By Robert G. Chadwick, Jr., Managing Member, Seltzer, Chadwick, Soefje & Ladik, PLLC.
As noted in an earlier blog post, Austin enacted a paid sick time ordinance on February 16, 2018 applicable to private employers. The ordinance had been scheduled to become effective on October 1, 2018, but had been temporarily enjoined from taking effect in an August 17, 2018 Order by the Third Court of Appeals.
The suit which preceded the August 17th Order was filed by five companies and six business organizations in Travis County District Court seeking a declaratory judgment that the Austin ordinance violated the Texas Constitution. The State of Texas also intervened. Temporary and permanent injunctions were sought prohibiting Austin from enforcing the ordinance. On June 26, 2018, the Travis County District Court denied the application for temporary injunction.
In a November 16, 2018 Opinion, the Third Court of Appeals reversed the Travis County District Court order and held that the paid sick time ordinance “violates the Texas Constitution because it is preempted by the Texas Minimum Wage Act.”
On What Basis Did The Third Court of Appeals Rule the Ordinance Unconstitutional?
The Texas Constitution prohibits city ordinances from “contain[ing] any provision inconsistent with … the general laws enacted by the Legislature of the State.” Tex.Const. art XI, § 5(a).
In this regard, the Third Court of Appeals noted that the Texas Minimum Wage Act explicitly provides that “the minimum wage provided by [the Act] supersedes a wage established in an ordinance … governing wages in private employment.” Texas Labor Code § 62.0515(a)Texas Labor Code § 62.0515(a). The Court found the Austin sick time ordinance to be superseded under this language, and therefore violative of the Texas Constitution, because “it establishes the payments a person receives for services rendered.” The Court cited the following example:
A part-time hourly employee who makes $10 per hour and who works an average of 15 hours a week for 50 weeks (a total of 750 hours) earns $750 for that work. Under the Ordinance, that employee will have earned 25 hours of sick leave over the course of 50 weeks. If that employee uses all of that earned sick leave, she will have earned $250 for time she did not work, making her actual hourly wage $10.33 (total yearly pay with paid sick leave of $7,750 divided by 750 total hours worked). Stated differently, she will receive $250 more than she would have received without the Ordinance for the same hours of work.
Where Does the Case Go From Here?
For now, the case heads back to Travis County District Court for trial. The Third Court of Appeals, however, has already determined that opponents of the Austin ordinance have “established a probable right to the relief sought on their preemption claim.”

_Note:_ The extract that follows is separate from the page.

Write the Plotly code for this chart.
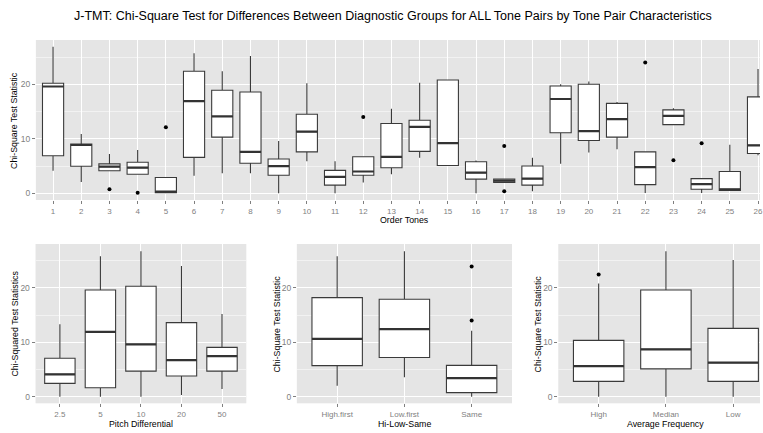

Austin certainly has the right to request rehearing. After all, two of the justices issuing the Opinion, Scott Field and David Puryear, lost their bids for reelection on November 6th to Democratic challengers. Such a request, however, would likely be ruled upon before January 2019, and denied.
Austin may also file a petition for review with the Texas Supreme Court. Since the Texas Supreme Court has the discretion to deny a petition for review and is comprised entirely of Republican justices, this route is problematic for Austin.
What Does the Opinion Mean For the San Antonio Paid Sick Time Ordinance?
As noted in another post on this blog, San Antonio enacted its own paid sick time ordinance on August 16, 2018. This ordinance has not yet been challenged in court. Moreover, the Third Court of Appeals Opinion is not necessarily binding in San Antonio, which falls within the jurisdiction of the Fourth Court of Appeals. Accordingly, it remains to be seen how the Third Court of Appeals Opinion will impact the San Antonio ordinance.